You'll never know, dear
How much I love you
Please don't take 
My sunshine away
He was so close three minutes out. Almost there the highest spot in the city, the best place to see the stars. 
Northstar, I’m so happy you made it out. I’m sorry I couldn’t be there with you.
My Northstar please stop blaming yourself. This was my choice. It was always my choice and I don’t regret a second of it so neither should you. You are without a second of doubt the best thing to have ever happened to me. 
Damien felt a pit open up in his stomach.  Less than two minutes to Wayne enterprises
You have to let the others in Northstar. Being family to them, loving them it’s not replacing me or dishonoring me. Quite the opposite Northstar it’s keeping me alive; In a different way, but I’m still with you. 
Go on brother adventures with Dick, try things that make you uncomfortable, but know that he will keep you safe. 
Spend time with Babs in the library, read books that let you travel to fantastical worlds that we could never dream of.
Go to Jason for advice. You two are more alike than you even know, lean on each other, use that. 
Try photography with Tim. Take pictures of all those animals that you love.
Less than one minute
Pull pranks with Stephanie. Let yourself be a kid and laugh at stupid and dumb things. 
When things get too much go to Cass for quiet and understanding.
Go to Duke and ask him to take you out shopping at a regular store or to go to the mall to buy a toy for yourself. Enjoy the normal quiet moments.
Go to Bruce for comfort, he is Batman but he is also our dad don’t forget that, let him be a dad.  
The world went blurry. There is no one on the roof. 
Northstar I’m gone. I really am gone. You know how magic is Northstar your big brother had a few tricks up his sleeve, but I’m afraid this used the last of it. In the future in the far, far, far, future when you come join me in the hereafter, I’ll be waiting for you with open arms. I love you, Northstar now let our family love you in my stead. 
As his feet made contact with the roof of Wayne enterprises a small, glowing object made it self known in the center of the roof. It appeared that stars itself littered and sprung from the object, beckoning him forward. 
He was vaguely aware of the rest of the bats and birds joining him on the roof, but that didn’t matter. All that mattered was that his shaking hand was reaching out to grab the old dog stuffed animal as the last glitters of Stardust left the plush.
A drop of water fell down and landed on the left ear of the love worn dog. Reaching up and touching below the domino he realize that he was crying. When did that happen? When was the last time this happened?
As he clutched the dog plush to his chest, a frivolity that would have never been allowed in the league, but still his brother who he loved most in this world snuck it in for him. Hiding it behind a loose stone in the wall. Bringing it out for him to hold as his big brother comforted him and told him stories of a better life that they could have. 
The demons heir, Robin, Damien sobbed, cried for the injustice of the world, for his brother who even waiting for him in the hereafter was still looking out for him. 
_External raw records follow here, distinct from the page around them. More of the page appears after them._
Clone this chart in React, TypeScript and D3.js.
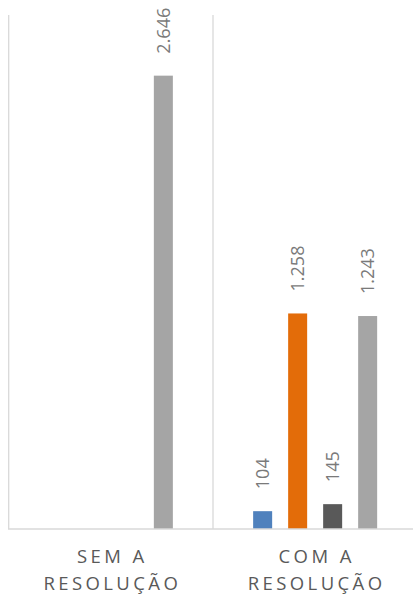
import * as React from "react";
import * as d3 from "d3";

const categories = ["SEM A RESOLUÇÃO", "COM A RESOLUÇÃO"];
const categoryLines = [
  ["SEM A", "RESOLUÇÃO"],
  ["COM A", "RESOLUÇÃO"],
];
const seriesNames = ["S1", "S2", "S3", "S4"];
const seriesColors = ["#4F81BD", "#E36C09", "#595959", "#A5A5A5"];
// values per series, one entry per category
const s1Values = [0, 104];
const s2Values = [0, 1258];
const s3Values = [0, 145];
const s4Values = [2646, 1243];
const allSeries = [s1Values, s2Values, s3Values, s4Values];

const fmt = (v: number) => d3.format(",")(v).replace(/,/g, ".");

const App = () => {
  const w = 413;
  const h = 597;
  const left = 8.7;
  const bandW = 204.3;
  const top = 15;
  const base = 529;

  const x = d3
    .scaleBand()
    .domain(categories)
    .range([left, left + bandW * 2])
    .padding(0);

  const xi = d3
    .scaleBand()
    .domain(seriesNames)
    .range([0, bandW])
    .paddingInner(0.457)
    .paddingOuter(1.147);

  const y = d3.scaleLinear().domain([0, 3000]).range([base, top]);

  const gridXs = [left, left + bandW, left + bandW * 2];

  return (
    <svg
      width={w}
      height={h}
      style={{ position: "absolute", left: 0, top: 0, background: "#fff" }}
      fontFamily="'Open Sans', 'Liberation Sans', sans-serif"
    >
      {gridXs.map((gx, i) => (
        <line key={i} x1={gx} x2={gx} y1={top} y2={base} stroke="#D9D9D9" strokeWidth={1.3} />
      ))}
      {categories.map((c, ci) =>
        allSeries.map((vals, si) => {
          const v = vals[ci];
          const bx = (x(c) as number) + (xi(seriesNames[si]) as number);
          const bw = xi.bandwidth();
          return (
            <g key={c + si}>
              <rect x={bx} y={y(v)} width={bw} height={base - y(v)} fill={seriesColors[si]} />
              {v > 0 && (
                <text
                  transform={`translate(${bx + bw / 2},${y(v) - 22}) rotate(-90)`}
                  dy="0.36em"
                  fontSize={18}
                  fill="#7A7A7A"
                >
                  {fmt(v)}
                </text>
              )}
            </g>
          );
        })
      )}
      <line x1={left - 0.7} x2={w} y1={base} y2={base} stroke="#D9D9D9" strokeWidth={1.3} />
      {categories.map((c, ci) => {
        const cx = (x(c) as number) + bandW / 2 + 1.5;
        return (
          <text key={c} textAnchor="middle" fontSize={18.5} letterSpacing={3.4} fill="#595959">
            <tspan x={cx} y={563}>
              {categoryLines[ci][0]}
            </tspan>
            <tspan x={cx} y={590}>
              {categoryLines[ci][1]}
            </tspan>
          </text>
        );
      })}
    </svg>
  );
};

export default App;
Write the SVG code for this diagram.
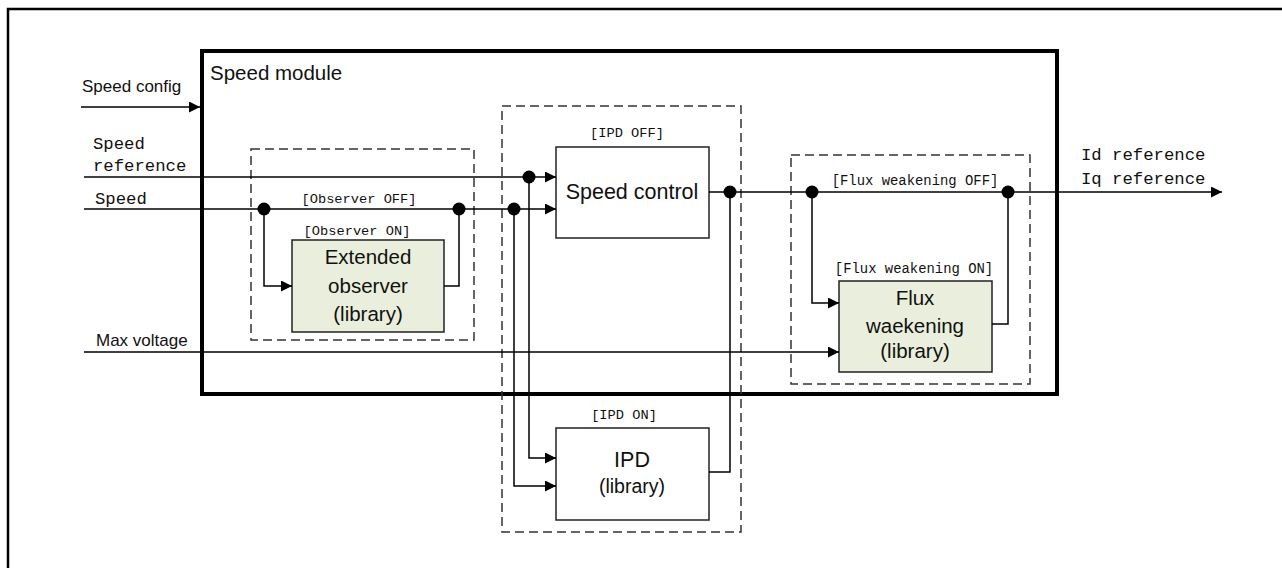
<svg xmlns="http://www.w3.org/2000/svg" width="1282" height="568" viewBox="0 0 1282 568">
<defs>
<marker id="arr" markerUnits="userSpaceOnUse" markerWidth="11" markerHeight="11" refX="11" refY="5.5" orient="auto">
<path d="M0,0 L11,5.5 L0,11 z" fill="#000"/>
</marker>
<style>
.ln{fill:none;stroke:#000;stroke-width:1.5}
.dash{fill:none;stroke:#333;stroke-width:1.5;stroke-dasharray:9,5}
.box{fill:#fff;stroke:#222;stroke-width:1.5}
.lib{fill:#e9efdc;stroke:#222;stroke-width:1.5}
.mono{font-family:"Liberation Mono","DejaVu Sans Mono",monospace;fill:#111}
.sans{font-family:"Liberation Sans","Noto Sans",sans-serif;fill:#111}
.dot{fill:#000}
</style>
</defs>
<rect width="1282" height="568" fill="#fff"/>
<!-- outer frame -->
<path d="M8,568 L8,9 L1282,9" fill="none" stroke="#000" stroke-width="2.5"/>

<g id="speed-module">
<rect x="202" y="51" width="855" height="343" fill="none" stroke="#000" stroke-width="4"/>
<text class="sans" x="210" y="80" font-size="20.5">Speed module</text>
</g>

<g id="observer-group">
<rect class="dash" x="251" y="149" width="223" height="191"/>
<text class="mono" x="359" y="203" font-size="13.7" text-anchor="middle">[Observer OFF]</text>
<text class="mono" x="357" y="235" font-size="13.7" text-anchor="middle">[Observer ON]</text>
</g>
<g id="extended-observer">
<rect class="lib" x="292" y="240" width="152" height="92"/>
<text class="sans" x="368" y="264" font-size="20.5" text-anchor="middle">Extended</text>
<text class="sans" x="368" y="293" font-size="20.5" text-anchor="middle">observer</text>
<text class="sans" x="368" y="321" font-size="20.5" text-anchor="middle">(library)</text>
</g>

<g id="ipd-group">
<rect class="dash" x="502" y="106" width="239" height="426"/>
<text class="mono" x="627" y="137" font-size="13.7" text-anchor="middle">[IPD OFF]</text>
<text class="mono" x="624" y="419" font-size="13.7" text-anchor="middle">[IPD ON]</text>
</g>
<g id="speed-control">
<rect class="box" x="556" y="147" width="153" height="91"/>
<text class="sans" x="632" y="199" font-size="21.5" text-anchor="middle">Speed control</text>
</g>
<g id="ipd">
<rect class="box" x="556" y="428" width="153" height="92"/>
<text class="sans" x="632" y="467" font-size="21.5" text-anchor="middle">IPD</text>
<text class="sans" x="632" y="493" font-size="19.5" text-anchor="middle">(library)</text>
</g>

<g id="flux-group">
<rect class="dash" x="791" y="155" width="239" height="229"/>
<text class="mono" x="915" y="185" font-size="13.9" text-anchor="middle">[Flux weakening OFF]</text>
<text class="mono" x="914" y="273" font-size="13.9" text-anchor="middle">[Flux weakening ON]</text>
</g>
<g id="flux-weakening">
<rect class="lib" x="839" y="281" width="153" height="91"/>
<text class="sans" x="915" y="305" font-size="20.5" text-anchor="middle">Flux</text>
<text class="sans" x="915" y="333" font-size="20.5" text-anchor="middle">waekening</text>
<text class="sans" x="915" y="358" font-size="20.5" text-anchor="middle">(library)</text>
</g>

<g id="labels">
<text class="sans" x="82" y="92" font-size="17">Speed config</text>
<text class="mono" x="93" y="149" font-size="17.3">Speed</text>
<text class="mono" x="93" y="171" font-size="17.3">reference</text>
<text class="mono" x="95" y="204" font-size="17.3">Speed</text>
<text class="sans" x="96" y="346" font-size="17">Max voltage</text>
<text class="mono" x="1081" y="160" font-size="17.3">Id reference</text>
<text class="mono" x="1081" y="184" font-size="17.3">Iq reference</text>
</g>

<g id="connectors">
<path class="ln" d="M81,107 L200,107" marker-end="url(#arr)"/>
<path class="ln" d="M84,177 L556,177" marker-end="url(#arr)"/>
<path class="ln" d="M84,209 L556,209" marker-end="url(#arr)"/>
<path class="ln" d="M264,209 L264,286 L292,286" marker-end="url(#arr)"/>
<path class="ln" d="M444,286 L459,286 L459,209"/>
<path class="ln" d="M529,177 L529,458 L556,458" marker-end="url(#arr)"/>
<path class="ln" d="M514,209 L514,486 L556,486" marker-end="url(#arr)"/>
<path class="ln" d="M709,192 L1222,192" marker-end="url(#arr)"/>
<path class="ln" d="M709,472 L730,472 L730,192"/>
<path class="ln" d="M812,192 L812,303 L839,303" marker-end="url(#arr)"/>
<path class="ln" d="M992,324 L1008,324 L1008,192"/>
<path class="ln" d="M84,352 L839,352" marker-end="url(#arr)"/>
<circle class="dot" cx="264" cy="209" r="6.5"/>
<circle class="dot" cx="459" cy="209" r="6.5"/>
<circle class="dot" cx="529" cy="177" r="6.5"/>
<circle class="dot" cx="514" cy="209" r="6.5"/>
<circle class="dot" cx="730" cy="192" r="6.5"/>
<circle class="dot" cx="812" cy="192" r="6.5"/>
<circle class="dot" cx="1008" cy="192" r="6.5"/>
</g>
</svg>
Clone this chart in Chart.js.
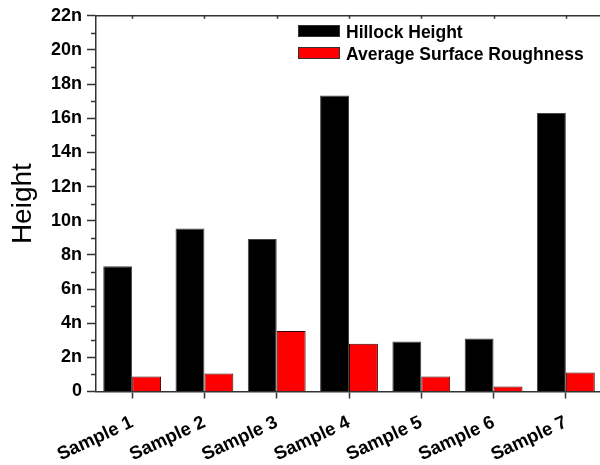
<!DOCTYPE html>
<html>
<head>
<meta charset="utf-8">
<script src="https://cdn.jsdelivr.net/npm/chart.js@4/dist/chart.umd.min.js"></script>
<style>
  html, body { margin: 0; padding: 0; background: #fff; overflow: hidden; }
  #wrap { position: absolute; left: 0; top: 0; width: 610px; height: 465px; }
</style>
</head>
<body>
<div id="wrap"><canvas id="c" width="610" height="465"></canvas></div>
<script>
// Measured values, in nanometres
const samples = ['Sample 1', 'Sample 2', 'Sample 3', 'Sample 4', 'Sample 5', 'Sample 6', 'Sample 7'];
const hillockHeight = [7.33, 9.55, 8.93, 17.33, 2.93, 3.11, 16.31];
const surfaceRoughness = [0.88, 1.05, 3.54, 2.80, 0.88, 0.29, 1.11];
const yMajorTicks = [0, 2, 4, 6, 8, 10, 12, 14, 16, 18, 20, 22];
const yMinorTicks = [1, 3, 5, 7, 9, 11, 13, 15, 17, 19, 21];

const FONT = '"Liberation Sans", Arial, Helvetica, sans-serif';
const AXIS = '#333333';

// Minor ticks on the value axis, inward ticks on the top frame, and the legend box
const framePlugin = {
  id: 'frameDetails',
  afterDraw(chart) {
    const ctx = chart.ctx;
    const y = chart.scales.y;
    const xTop = chart.scales.x2;
    ctx.save();
    ctx.strokeStyle = AXIS;
    ctx.lineWidth = 1.5;
    ctx.beginPath();
    yMinorTicks.forEach(v => {
      const py = Math.round(y.getPixelForValue(v)) + 0.5;
      ctx.moveTo(y.right - 5, py);
      ctx.lineTo(y.right, py);
    });
    samples.forEach((s, i) => {
      const px = Math.round(xTop.getPixelForValue(i)) + 0.5;
      ctx.moveTo(px, chart.chartArea.top);
      ctx.lineTo(px, chart.chartArea.top + 3);
    });
    ctx.stroke();

    // legend
    ctx.font = 'bold 17.5px ' + FONT;
    ctx.textBaseline = 'alphabetic';
    ctx.textAlign = 'left';
    chart.data.datasets.forEach((ds, i) => {
      const bx = 298, by = 25 + 22 * i;
      ctx.fillStyle = ds.backgroundColor;
      ctx.fillRect(bx, by, 42, 12);
      ctx.strokeStyle = '#333';
      ctx.lineWidth = 1;
      ctx.strokeRect(bx + 0.5, by + 0.5, 41, 11);
      ctx.fillStyle = '#000';
      ctx.fillText(ds.label, 346, by + 13);
    });
    ctx.restore();
  }
};

new Chart(document.getElementById('c'), {
  type: 'bar',
  data: {
    labels: samples,
    datasets: [
      {
        label: 'Hillock Height',
        data: hillockHeight,
        backgroundColor: '#000000',
        borderColor: '#444444',
        borderWidth: 1,
        categoryPercentage: 0.8,
        barPercentage: 1.0
      },
      {
        label: 'Average Surface Roughness',
        data: surfaceRoughness,
        backgroundColor: '#ff0000',
        borderColor: '#3a0000',
        borderWidth: 1,
        categoryPercentage: 0.8,
        barPercentage: 1.0
      }
    ]
  },
  options: {
    responsive: false,
    animation: false,
    devicePixelRatio: 1,
    layout: { padding: { left: 0, top: 0, right: 8, bottom: 0 } },
    plugins: {
      legend: { display: false },
      tooltip: { enabled: false }
    },
    scales: {
      x: {
        type: 'category',
        position: 'bottom',
        offset: true,
        grid: {
          display: true,
          drawOnChartArea: false,
          offset: false,
          tickLength: 7,
          tickColor: AXIS,
          tickWidth: 1.5
        },
        border: { display: true, color: AXIS, width: 1.5 },
        ticks: {
          autoSkip: false,
          minRotation: 25,
          maxRotation: 25,
          padding: 13,
          color: '#000',
          font: { family: FONT, weight: 'bold', size: 18.5 }
        },
        afterFit(s) { s.height = 73.5; }
      },
      x2: {
        type: 'category',
        axis: 'x',
        position: 'top',
        labels: samples,
        offset: true,
        grid: { display: false },
        border: { display: true, color: AXIS, width: 1.5 },
        ticks: { display: false },
        afterFit(s) { s.height = 14; }
      },
      y: {
        min: 0,
        max: 22,
        afterBuildTicks(s) { s.ticks = yMajorTicks.map(v => ({ value: v })); },
        grid: {
          drawOnChartArea: false,
          tickLength: 9,
          tickColor: AXIS,
          tickWidth: 1.5
        },
        border: { display: true, color: AXIS, width: 1.5 },
        ticks: {
          padding: 5,
          color: '#000',
          font: { family: FONT, weight: 'bold', size: 18 },
          callback: v => (v === 0 ? '0' : v + 'n')
        },
        title: {
          display: true,
          text: 'Height',
          color: '#000',
          font: { family: FONT, size: 28, weight: 'normal' },
          padding: { top: 6, bottom: 0 }
        },
        afterFit(s) { s.width = 96; }
      }
    }
  },
  plugins: [framePlugin]
});
</script>
</body>
</html>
His body shook as wave after wave of agony and despair ripped through him. Years of repressed grief tore through his body sharper and with more deadly aim than any blade. The floodgates had been opened. His big brother had given him this one last gift. 
So when Batman, his father, his dad crouched down in front of him concern showing through his usual stoic expression he does not ignore what his brother has given him and leaps forward, clutching onto his dad and weeping for the brother that he lost and the son his dad will never get to know.